Restate each of the lines given below, word for word.

★ ★ ★ ★ ★

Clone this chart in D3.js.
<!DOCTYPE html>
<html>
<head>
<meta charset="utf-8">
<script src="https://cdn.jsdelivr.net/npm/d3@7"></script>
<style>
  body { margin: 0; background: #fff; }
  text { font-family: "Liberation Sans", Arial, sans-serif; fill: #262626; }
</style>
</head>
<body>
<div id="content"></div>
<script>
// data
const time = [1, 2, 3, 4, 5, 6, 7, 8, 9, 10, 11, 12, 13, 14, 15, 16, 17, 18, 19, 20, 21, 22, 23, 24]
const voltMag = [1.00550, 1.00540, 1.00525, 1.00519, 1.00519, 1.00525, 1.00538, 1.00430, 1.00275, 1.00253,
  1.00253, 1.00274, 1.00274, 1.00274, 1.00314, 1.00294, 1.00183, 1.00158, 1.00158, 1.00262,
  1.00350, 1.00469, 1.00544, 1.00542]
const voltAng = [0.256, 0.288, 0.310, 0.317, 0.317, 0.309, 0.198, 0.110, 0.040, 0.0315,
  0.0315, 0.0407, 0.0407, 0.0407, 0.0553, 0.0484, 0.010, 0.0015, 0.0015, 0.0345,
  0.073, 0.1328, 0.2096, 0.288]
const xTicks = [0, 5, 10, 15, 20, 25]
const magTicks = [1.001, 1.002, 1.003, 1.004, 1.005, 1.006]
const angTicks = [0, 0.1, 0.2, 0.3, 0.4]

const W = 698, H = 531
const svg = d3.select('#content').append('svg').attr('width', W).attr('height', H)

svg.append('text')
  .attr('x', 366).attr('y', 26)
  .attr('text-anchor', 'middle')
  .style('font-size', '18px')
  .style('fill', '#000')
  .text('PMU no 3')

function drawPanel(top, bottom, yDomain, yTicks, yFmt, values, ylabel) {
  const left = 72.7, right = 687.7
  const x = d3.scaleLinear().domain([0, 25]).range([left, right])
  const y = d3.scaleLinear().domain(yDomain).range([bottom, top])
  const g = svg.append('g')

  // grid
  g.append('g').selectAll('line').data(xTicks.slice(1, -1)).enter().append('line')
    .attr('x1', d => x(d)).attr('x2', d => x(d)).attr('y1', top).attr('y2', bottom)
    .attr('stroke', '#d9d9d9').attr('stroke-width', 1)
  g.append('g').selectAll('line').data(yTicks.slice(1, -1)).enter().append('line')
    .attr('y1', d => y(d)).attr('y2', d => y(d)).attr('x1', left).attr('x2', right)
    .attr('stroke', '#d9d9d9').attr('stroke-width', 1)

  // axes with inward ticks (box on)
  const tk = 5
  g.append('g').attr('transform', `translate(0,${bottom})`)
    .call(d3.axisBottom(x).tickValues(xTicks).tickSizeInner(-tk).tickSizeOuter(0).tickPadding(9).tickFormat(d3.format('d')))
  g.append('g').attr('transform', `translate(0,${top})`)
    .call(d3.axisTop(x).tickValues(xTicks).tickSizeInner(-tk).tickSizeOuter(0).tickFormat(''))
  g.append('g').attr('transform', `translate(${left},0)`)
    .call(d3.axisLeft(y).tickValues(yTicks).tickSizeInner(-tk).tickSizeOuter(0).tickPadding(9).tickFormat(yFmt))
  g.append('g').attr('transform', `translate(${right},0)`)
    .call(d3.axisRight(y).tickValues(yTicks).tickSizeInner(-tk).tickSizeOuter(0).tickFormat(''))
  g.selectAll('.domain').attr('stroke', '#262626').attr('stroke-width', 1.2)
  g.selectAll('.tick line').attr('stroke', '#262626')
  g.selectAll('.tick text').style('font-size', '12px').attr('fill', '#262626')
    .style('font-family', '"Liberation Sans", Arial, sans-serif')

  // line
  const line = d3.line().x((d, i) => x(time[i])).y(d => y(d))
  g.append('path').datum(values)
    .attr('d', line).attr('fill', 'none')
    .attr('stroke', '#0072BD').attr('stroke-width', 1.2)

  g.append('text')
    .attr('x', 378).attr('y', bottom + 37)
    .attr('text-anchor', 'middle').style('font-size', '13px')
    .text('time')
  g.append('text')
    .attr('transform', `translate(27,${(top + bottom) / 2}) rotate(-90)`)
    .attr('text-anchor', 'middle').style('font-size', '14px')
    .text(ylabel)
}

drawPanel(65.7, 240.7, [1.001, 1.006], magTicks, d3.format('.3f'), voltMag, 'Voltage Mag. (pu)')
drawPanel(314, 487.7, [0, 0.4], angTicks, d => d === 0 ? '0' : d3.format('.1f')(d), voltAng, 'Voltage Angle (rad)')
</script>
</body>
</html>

★ ★ ★ ★ ★

Finished task.
Clone this chart in D3.js.
<!DOCTYPE html>
<html>
<head>
<meta charset="utf-8">
<script src="https://cdn.jsdelivr.net/npm/d3@7"></script>
<style>
  body { margin: 0; background: #fff; }
  text { font-family: "Liberation Sans", Arial, sans-serif; fill: #262626; }
</style>
</head>
<body>
<div id="content"></div>
<script>
// data
const time = [1, 2, 3, 4, 5, 6, 7, 8, 9, 10, 11, 12, 13, 14, 15, 16, 17, 18, 19, 20, 21, 22, 23, 24]
const voltMag = [1.00550, 1.00540, 1.00525, 1.00519, 1.00519, 1.00525, 1.00538, 1.00430, 1.00275, 1.00253,
  1.00253, 1.00274, 1.00274, 1.00274, 1.00314, 1.00294, 1.00183, 1.00158, 1.00158, 1.00262,
  1.00350, 1.00469, 1.00544, 1.00542]
const voltAng = [0.256, 0.288, 0.310, 0.317, 0.317, 0.309, 0.198, 0.110, 0.040, 0.0315,
  0.0315, 0.0407, 0.0407, 0.0407, 0.0553, 0.0484, 0.010, 0.0015, 0.0015, 0.0345,
  0.073, 0.1328, 0.2096, 0.288]
const xTicks = [0, 5, 10, 15, 20, 25]
const magTicks = [1.001, 1.002, 1.003, 1.004, 1.005, 1.006]
const angTicks = [0, 0.1, 0.2, 0.3, 0.4]

const W = 698, H = 531
const svg = d3.select('#content').append('svg').attr('width', W).attr('height', H)

svg.append('text')
  .attr('x', 366).attr('y', 26)
  .attr('text-anchor', 'middle')
  .style('font-size', '18px')
  .style('fill', '#000')
  .text('PMU no 3')

function drawPanel(top, bottom, yDomain, yTicks, yFmt, values, ylabel) {
  const left = 72.7, right = 687.7
  const x = d3.scaleLinear().domain([0, 25]).range([left, right])
  const y = d3.scaleLinear().domain(yDomain).range([bottom, top])
  const g = svg.append('g')

  // grid
  g.append('g').selectAll('line').data(xTicks.slice(1, -1)).enter().append('line')
    .attr('x1', d => x(d)).attr('x2', d => x(d)).attr('y1', top).attr('y2', bottom)
    .attr('stroke', '#d9d9d9').attr('stroke-width', 1)
  g.append('g').selectAll('line').data(yTicks.slice(1, -1)).enter().append('line')
    .attr('y1', d => y(d)).attr('y2', d => y(d)).attr('x1', left).attr('x2', right)
    .attr('stroke', '#d9d9d9').attr('stroke-width', 1)

  // axes with inward ticks (box on)
  const tk = 5
  g.append('g').attr('transform', `translate(0,${bottom})`)
    .call(d3.axisBottom(x).tickValues(xTicks).tickSizeInner(-tk).tickSizeOuter(0).tickPadding(9).tickFormat(d3.format('d')))
  g.append('g').attr('transform', `translate(0,${top})`)
    .call(d3.axisTop(x).tickValues(xTicks).tickSizeInner(-tk).tickSizeOuter(0).tickFormat(''))
  g.append('g').attr('transform', `translate(${left},0)`)
    .call(d3.axisLeft(y).tickValues(yTicks).tickSizeInner(-tk).tickSizeOuter(0).tickPadding(9).tickFormat(yFmt))
  g.append('g').attr('transform', `translate(${right},0)`)
    .call(d3.axisRight(y).tickValues(yTicks).tickSizeInner(-tk).tickSizeOuter(0).tickFormat(''))
  g.selectAll('.domain').attr('stroke', '#262626').attr('stroke-width', 1.2)
  g.selectAll('.tick line').attr('stroke', '#262626')
  g.selectAll('.tick text').style('font-size', '12px').attr('fill', '#262626')
    .style('font-family', '"Liberation Sans", Arial, sans-serif')

  // line
  const line = d3.line().x((d, i) => x(time[i])).y(d => y(d))
  g.append('path').datum(values)
    .attr('d', line).attr('fill', 'none')
    .attr('stroke', '#0072BD').attr('stroke-width', 1.2)

  g.append('text')
    .attr('x', 378).attr('y', bottom + 37)
    .attr('text-anchor', 'middle').style('font-size', '13px')
    .text('time')
  g.append('text')
    .attr('transform', `translate(27,${(top + bottom) / 2}) rotate(-90)`)
    .attr('text-anchor', 'middle').style('font-size', '14px')
    .text(ylabel)
}

drawPanel(65.7, 240.7, [1.001, 1.006], magTicks, d3.format('.3f'), voltMag, 'Voltage Mag. (pu)')
drawPanel(314, 487.7, [0, 0.4], angTicks, d => d === 0 ? '0' : d3.format('.1f')(d), voltAng, 'Voltage Angle (rad)')
</script>
</body>
</html>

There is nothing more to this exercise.